### Dataset section

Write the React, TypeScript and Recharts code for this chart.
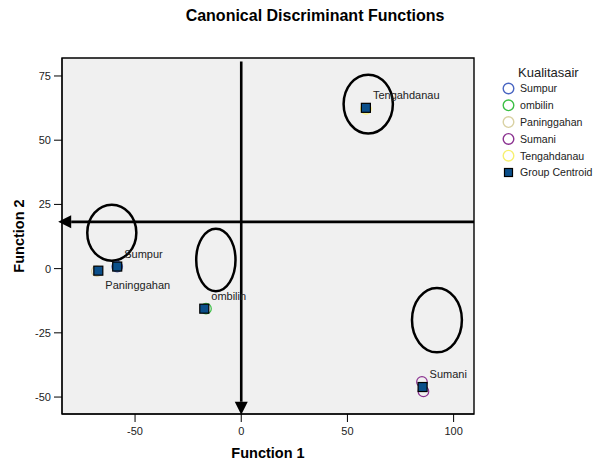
import React from 'react';
import {
  ScatterChart, Scatter, XAxis, YAxis, CartesianGrid, ReferenceArea, ReferenceLine,
} from 'recharts';

const groups = ['Sumpur', 'ombilin', 'Paninggahan', 'Sumani', 'Tengahdanau'];
const groupColors = ['#4a66c2', '#3cbf45', '#d9d1a3', '#8b3290', '#f7f070'];

// group centroids (Function 1, Function 2)
const centroidF1 = [-58.4, -17.4, -67.3, 85.4, 58.7];
const centroidF2 = [0.8, -15.6, -0.8, -46.1, 62.6];

// individual cases
const caseGroup = ['Sumpur', 'Paninggahan', 'ombilin', 'Tengahdanau', 'Sumani', 'Sumani'];
const caseF1 = [-58.4, -68.0, -16.6, 58.7, 85.1, 85.8];
const caseF2 = [0.8, -1.0, -15.6, 62.2, -44.1, -47.8];

const xTicks = [-50, 0, 50, 100];
const yTicks = [-50, -25, 0, 25, 50, 75];
const xDomain = [-84.4, 109.6];
const yDomain = [-56.6, 82];

// hand drawn rings, bounding boxes in function units
const ringX1 = [-72.5, -21.2, 48.2, 80.4];
const ringX2 = [-49.4, -2.7, 71.4, 103.9];
const ringY1 = [3.1, -8.8, 52.6, -32.6];
const ringY2 = [24.9, 15.5, 75.5, -7.5];

// hand drawn arrows, start -> tip
const arrowH = [{ x: 109.6, y: 18.2 }, { x: -86.2, y: 18.2 }];
const arrowV = [{ x: 0, y: 80.6 }, { x: 0, y: -56.9 }];

const labelBelow = ['Paninggahan'];

const FONT = '"Liberation Sans", Arial, sans-serif';
const CENTROID_FILL = '#0b4f8a';

const centroidData = groups.map((name, i) => ({ name, f1: centroidF1[i], f2: centroidF2[i] }));
const caseData = groups.map((g) =>
  caseGroup
    .map((name, i) => ({ name, f1: caseF1[i], f2: caseF2[i] }))
    .filter((d) => d.name === g),
);

const Ring = (p: any) => (
  <ellipse
    cx={p.x + p.width / 2}
    cy={p.y + p.height / 2}
    rx={Math.abs(p.width) / 2}
    ry={Math.abs(p.height) / 2}
    fill="none"
    stroke="#000"
    strokeWidth={2.5}
  />
);

const Arrow = (p: any) => {
  const { x1, y1, x2, y2 } = p;
  const len = Math.hypot(x2 - x1, y2 - y1) || 1;
  const ux = (x2 - x1) / len;
  const uy = (y2 - y1) / len;
  const head = 13;
  const half = 6.5;
  const bx = x2 - ux * head;
  const by = y2 - uy * head;
  const pts = `${x2},${y2} ${bx - uy * half},${by + ux * half} ${bx + uy * half},${by - ux * half}`;
  return (
    <g>
      <line x1={x1} y1={y1} x2={bx} y2={by} stroke="#000" strokeWidth={2.6} />
      <polygon points={pts} fill="#000" />
    </g>
  );
};

const Centroid = (p: any) => {
  const { cx, cy, payload } = p;
  const below = labelBelow.includes(payload.name);
  return (
    <g>
      <rect x={cx - 4.5} y={cy - 4.5} width={9} height={9} fill={CENTROID_FILL} stroke="#000" strokeWidth={1.2} />
      <text
        x={cx + 7}
        y={below ? cy + 18 : cy - 9}
        fontSize={11}
        fontFamily={FONT}
        style={{ fill: '#222', stroke: 'none' }}
      >
        {payload.name}
      </text>
    </g>
  );
};

const caseShape = (color: string) => (p: any) => (
  <circle cx={p.cx} cy={p.cy} r={5.3} fill="none" stroke={color} strokeWidth={1.2} />
);

const tickStyle = { fill: '#222', fontSize: 11, fontFamily: FONT };

export default function App() {
  return (
    <div style={{ position: 'relative', width: 586, height: 455, fontFamily: FONT, background: '#fff' }}>
      <ScatterChart width={586} height={455} margin={{ top: 50, right: 120, bottom: 19, left: 0 }}>
        <CartesianGrid horizontal={false} vertical={false} fill="#f0f0f0" />
        <ReferenceArea
          x1={xDomain[0]} x2={xDomain[1]} y1={yDomain[0]} y2={yDomain[1]}
          fill="none" stroke="#000" strokeWidth={1.4} fillOpacity={0}
        />
        <XAxis
          type="number"
          dataKey="f1"
          domain={xDomain}
          ticks={xTicks}
          allowDataOverflow
          height={30}
          tickSize={8}
          tickMargin={5}
          stroke="#000"
          tick={tickStyle}
          label={{ value: 'Function 1', position: 'bottom', offset: 4, fill: '#000', fontSize: 14.5, fontWeight: 'bold' }}
        />
        <YAxis
          type="number"
          dataKey="f2"
          domain={yDomain}
          ticks={yTicks}
          allowDataOverflow
          width={54}
          tickSize={8}
          tickMargin={3}
          stroke="#000"
          tick={tickStyle}
          label={{
            value: 'Function 2', angle: -90, position: 'insideLeft', offset: 11,
            fill: '#000', fontSize: 14.5, fontWeight: 'bold', style: { textAnchor: 'middle' },
          }}
        />
        {groups.map((g, i) => (
          <Scatter key={g} name={g} data={caseData[i]} shape={caseShape(groupColors[i])} isAnimationActive={false} />
        ))}
        <Scatter name="Group Centroid" data={centroidData} shape={Centroid} isAnimationActive={false} />
        {ringX1.map((x1, i) => (
          <ReferenceArea key={`ring-${i}`} x1={x1} x2={ringX2[i]} y1={ringY1[i]} y2={ringY2[i]} shape={Ring} />
        ))}
        <ReferenceLine segment={arrowH} ifOverflow="visible" shape={Arrow} />
        <ReferenceLine segment={arrowV} ifOverflow="visible" shape={Arrow} />
      </ScatterChart>
      <svg width={586} height={455} style={{ position: 'absolute', left: 0, top: 0, pointerEvents: 'none' }}>
        <text x={307} y={13} textAnchor="middle" fontSize={16} fontWeight="bold" fontFamily={FONT} fill="#000">
          Canonical Discriminant Functions
        </text>
        <text x={510} y={69} fontSize={13} fontFamily={FONT} fill="#222">Kualitasair</text>
        {groups.map((g, i) => (
          <g key={g}>
            <circle cx={500.5} cy={80.5 + i * 16.8} r={5.3} fill="none" stroke={groupColors[i]} strokeWidth={1.4} />
            <text x={512} y={84.3 + i * 16.8} fontSize={10.6} fontFamily={FONT} fill="#222">{g}</text>
          </g>
        ))}
        <rect x={496.5} y={160.5} width={8} height={8} fill={CENTROID_FILL} stroke="#000" strokeWidth={1.2} />
        <text x={512} y={168.3} fontSize={10.6} fontFamily={FONT} fill="#222">Group Centroid</text>
      </svg>
    </div>
  );
}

### Your goal
Reproduce the data above word for word from its first line through the line that holds "const CENTROID_FILL = '#0b4f8a';", both ends included; skip pictures.

### Output for this task
Write the React, TypeScript and Recharts code for this chart.
import React from 'react';
import {
  ScatterChart, Scatter, XAxis, YAxis, CartesianGrid, ReferenceArea, ReferenceLine,
} from 'recharts';

const groups = ['Sumpur', 'ombilin', 'Paninggahan', 'Sumani', 'Tengahdanau'];
const groupColors = ['#4a66c2', '#3cbf45', '#d9d1a3', '#8b3290', '#f7f070'];

// group centroids (Function 1, Function 2)
const centroidF1 = [-58.4, -17.4, -67.3, 85.4, 58.7];
const centroidF2 = [0.8, -15.6, -0.8, -46.1, 62.6];

// individual cases
const caseGroup = ['Sumpur', 'Paninggahan', 'ombilin', 'Tengahdanau', 'Sumani', 'Sumani'];
const caseF1 = [-58.4, -68.0, -16.6, 58.7, 85.1, 85.8];
const caseF2 = [0.8, -1.0, -15.6, 62.2, -44.1, -47.8];

const xTicks = [-50, 0, 50, 100];
const yTicks = [-50, -25, 0, 25, 50, 75];
const xDomain = [-84.4, 109.6];
const yDomain = [-56.6, 82];

// hand drawn rings, bounding boxes in function units
const ringX1 = [-72.5, -21.2, 48.2, 80.4];
const ringX2 = [-49.4, -2.7, 71.4, 103.9];
const ringY1 = [3.1, -8.8, 52.6, -32.6];
const ringY2 = [24.9, 15.5, 75.5, -7.5];

// hand drawn arrows, start -> tip
const arrowH = [{ x: 109.6, y: 18.2 }, { x: -86.2, y: 18.2 }];
const arrowV = [{ x: 0, y: 80.6 }, { x: 0, y: -56.9 }];

const labelBelow = ['Paninggahan'];

const FONT = '"Liberation Sans", Arial, sans-serif';
const CENTROID_FILL = '#0b4f8a';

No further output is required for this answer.